Dina looked at Andreas, her face contorted with contempt. “That is a piece of shit!” she said. “And everyone in this village knows it. I don’t even say good morning to that scum, let alone ask his advice! If I wanted to leave, I know the paths out of this village better than anyone else, living where I do.”
They took Andreas away and continued beating Dina until her body was covered with welts, then they dragged her across the yard. Christos Zeltas, the head of the security police, gave her a kick that sent her flying into the cellar.
Every day more beaten prisoners were booted into the jail while Andreas Michopoulos crouched behind the door, avoiding the eyes of those he had implicated. Not long after the young guerrilla’s uncle, Spiro Michopoulos, and the cooper Vasili Nikou were brought in, Alexo Gatzoyiannis was thrown through the cellar doorway. The prisoners learned that the Amerikana was in the house, but that she was being kept upstairs, isolated from the others. One young village woman who was brought in several times for questioning, Athena Daflakis, remembers seeing her sitting cross-legged on the threshold of the kitchen.
Like the others, Eleni was taken outside and beaten with cornel rods while Sotiris shouted that she had organized her children’s escape and was a ringleader in the conspiracy. Despite the kicks and blows and the stinging lashes of the rods on her flesh, Eleni stuck to her story: that Lukas Ziaras and her mother had stolen the children while she was working at the harvest, unaware of the plot. Sotiris was unperturbed by her denials; he knew that Katis had a surprise in store for her.

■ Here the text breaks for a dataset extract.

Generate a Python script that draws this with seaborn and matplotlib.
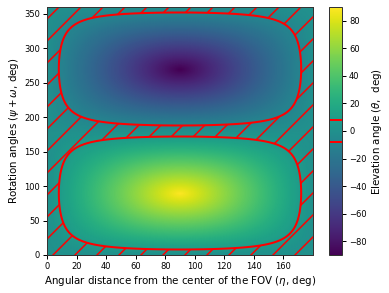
import numpy as np
import matplotlib
matplotlib.use("Agg")
import matplotlib.pyplot as plt
import seaborn as sns

sns.set_style("ticks")

DPI = 66
px = 72.0 / DPI   # one pixel in points

plt.rcParams['font.family'] = ['DejaVu Sans']
plt.rcParams['font.size'] = 8.4 * px
plt.rcParams['axes.labelsize'] = 10.2 * px
plt.rcParams['xtick.labelsize'] = 8.4 * px
plt.rcParams['ytick.labelsize'] = 8.4 * px
plt.rcParams['xtick.major.size'] = 4 * px
plt.rcParams['ytick.major.size'] = 4 * px
plt.rcParams['xtick.major.width'] = 1 * px
plt.rcParams['ytick.major.width'] = 1 * px
plt.rcParams['xtick.major.pad'] = 3 * px
plt.rcParams['ytick.major.pad'] = 3 * px
plt.rcParams['axes.labelpad'] = 3.4 * px
plt.rcParams['axes.linewidth'] = 1 * px
plt.rcParams['axes.edgecolor'] = '#333333'
plt.rcParams['text.color'] = 'black'
plt.rcParams['axes.labelcolor'] = 'black'
plt.rcParams['xtick.color'] = 'black'
plt.rcParams['ytick.color'] = 'black'
plt.rcParams['hatch.color'] = 'red'
plt.rcParams['hatch.linewidth'] = 1.5 * px

# grid of the chart
eta = np.linspace(0, 180, 361)          # angular distance from FOV center, deg
rot = np.linspace(0, 360, 721)          # rotation angle psi+omega, deg
limit_levels = [-8, 8]                  # elevation limits, deg
x_ticks = [0, 20, 40, 60, 80, 100, 120, 140, 160]
y_ticks = [0, 50, 100, 150, 200, 250, 300, 350]
cbar_ticks = [-80, -60, -40, -20, 0, 20, 40, 60, 80]

E, R = np.meshgrid(eta, rot)
elev = np.degrees(np.arcsin(np.sin(np.radians(E)) * np.sin(np.radians(R))))

W, H = 389, 293
fig = plt.figure(figsize=(W / DPI, H / DPI), dpi=DPI)
ax = fig.add_axes([47 / W, 1 - 255 / H, 266 / W, 248 / H])
cax = fig.add_axes([329 / W, 1 - 255 / H, 13 / W, 248 / H])
cmap = sns.color_palette("viridis", as_cmap=True)

mesh = ax.pcolormesh(eta, rot, elev, cmap=cmap, vmin=-90, vmax=90, shading='gouraud')
hatch = ax.contourf(eta, rot, elev, levels=limit_levels, colors='none', hatches=['/'])
hatch.set_edgecolor('red')
hatch.set_linewidth(0)
cs = ax.contour(eta, rot, elev, levels=limit_levels, colors='red',
                linewidths=2 * px, linestyles='solid')

ax.set_xlim(0, 180)
ax.set_ylim(0, 360)
ax.set_xticks(x_ticks)
ax.set_yticks(y_ticks)
ax.set_xlabel(r'Angular distance from the center of the FOV ($\eta$, deg)')
ax.set_ylabel(r'Rotation angles ($\psi + \omega$, deg)')

cbar = fig.colorbar(mesh, cax=cax)
cbar.set_ticks(cbar_ticks)
cbar.set_label(r'Elevation angle ($\theta$,  deg)')
cbar.add_lines(cs)
cbar.outline.set_linewidth(1 * px)

fig.savefig('out.png', dpi=DPI)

A few days after her incarceration Eleni was taken down the path to the home of Kostina Thanassis just below, now being used by Katis as his office. Tassina Bartzokis, her old friend and next-door neighbor, watched from her window; not much that happened around security headquarters escaped Tassina’s sharp eyes. And Kostina Thanassis was startled to see her former neighbor being led, bound and bruised, into her house. Inveterately curious, she made sure to overhear what went on between the magistrate and Eleni, and later described the confrontation to other neighbors.
Katis studied Eleni like a collector contemplating his prize specimen and then, with exaggerated courtesy, gestured for her to sit down. Eleni was expecting another beating. She looked at this urbane man with the large nose and small neat ears, and terror crept over her. She remembered him orchestrating the trial of the captured soldier after Operation Pergamos.
“Amerikana,” Katis intoned in his sonorous voice, “you planned your children’s escape from this village.”
“That is not true, as I’ve said over and over again,” Eleni replied. “I knew nothing of the escape. I was working in the threshing fields.”
Katis went on smoothly, “You planned this whole thing in league with the traitor Lukas Ziaras, and you talked other women in the village into joining the escape. What do you say to that?”
Eleni raised her chin defiantly. Now she was on solid ground. She had been scrupulous not to drop the slightest hint, much less tell anyone to join them. The only person she had confided in was Alexo, and Alexo would never betray her.